In accordance with the city’s incentives policy, 13 apartments would be designated as affordable housing units. The apartments would be priced according to the Fair Market Rent model for the area and remain under those parameters for at least the length of the incentives agreement.
For incentives, Treanor Investments is requesting an $8.3 million, 20-year tax increment financing district, which would allow the development to receive a rebate on new property and sales taxes generated by the development. It is also requesting Industrial Revenue Bonds, a type of special financing that would allow the project to buy construction materials sales tax-free. Lastly, developers are requesting a $2.25 million interest-free or low interest loan for tenant finish of the grocery store.

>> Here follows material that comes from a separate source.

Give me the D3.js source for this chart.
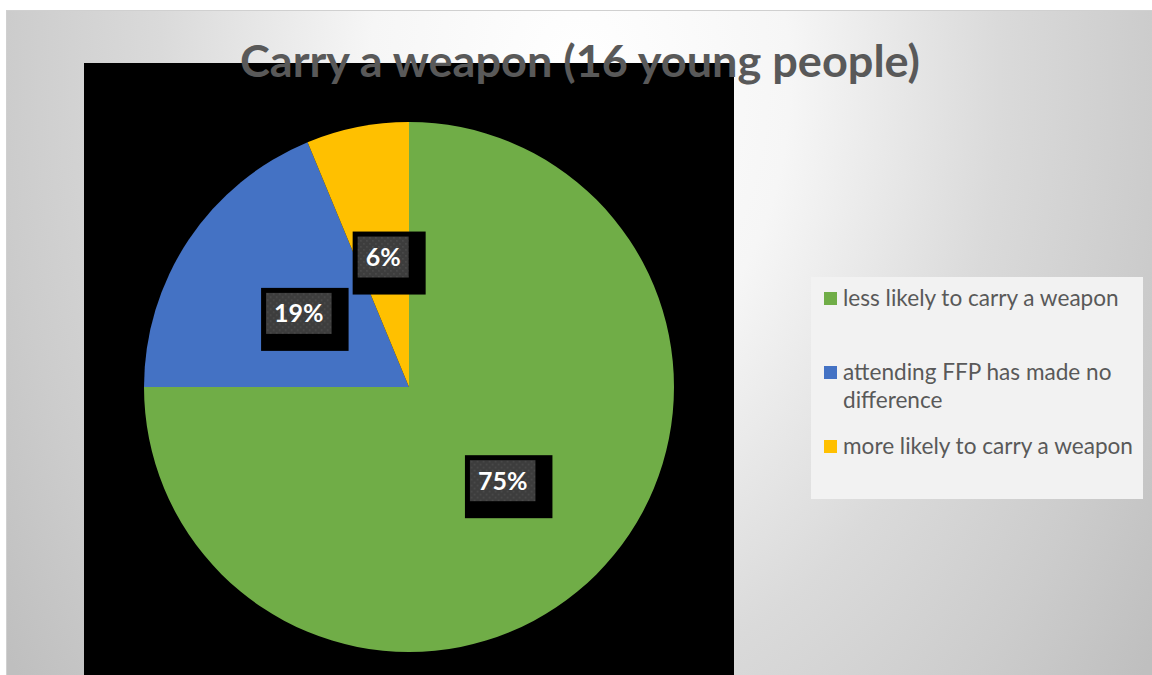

Stoddard said loan requests as part of incentives applications don’t happen very frequently. In a memo to the City Commission regarding the incentives application, city staff asks commissioners to provide any “overall direction” related to the application. Stoddard said the loan request will be one thing the City Commission will need to weigh in on.
“They might provide general direction, like we really aren’t interested in a loan of that amount,” Stoddard said. “And they may provide other general direction related to the project that we can then take under advisement as we work with the developer.”
Stoddard said the incentives application will require the city to complete several studies, the cost of which are paid by the developer. She said city policy and state law require a feasibility study and a “but for” analysis for TIF districts. The feasibility study looks at the overall feasibility of a project given the revenue and expenditures, and the but for analysis determines if the incentives are necessary for the project to proceed.
Another requirement of the application is that those involved with the project do not have delinquent taxes or debts to the city. That requirement may come into play because the application states that Lawrence businessman Doug Compton “will likely join as co-developer once he has complied with city policy.”
Compton has ties to a pair of LLCs that at one point owed years of back taxes on several undeveloped parcels across from Lawrence VenturePark. The majority of those parcels have now been sold to a handful of entities, and several of the largest past-due amounts are no longer showing as delinquent on the Douglas County website. The ownership status of all 18 of the parcels and the amount of remaining unpaid taxes wasn’t immediately clear.
Stoddard said the city would research whether all those involved with the project have paid all their city and state tax obligations.
The City Commission will convene at 5:45 p.m. Tuesday at City Hall, 6 E. Sixth St.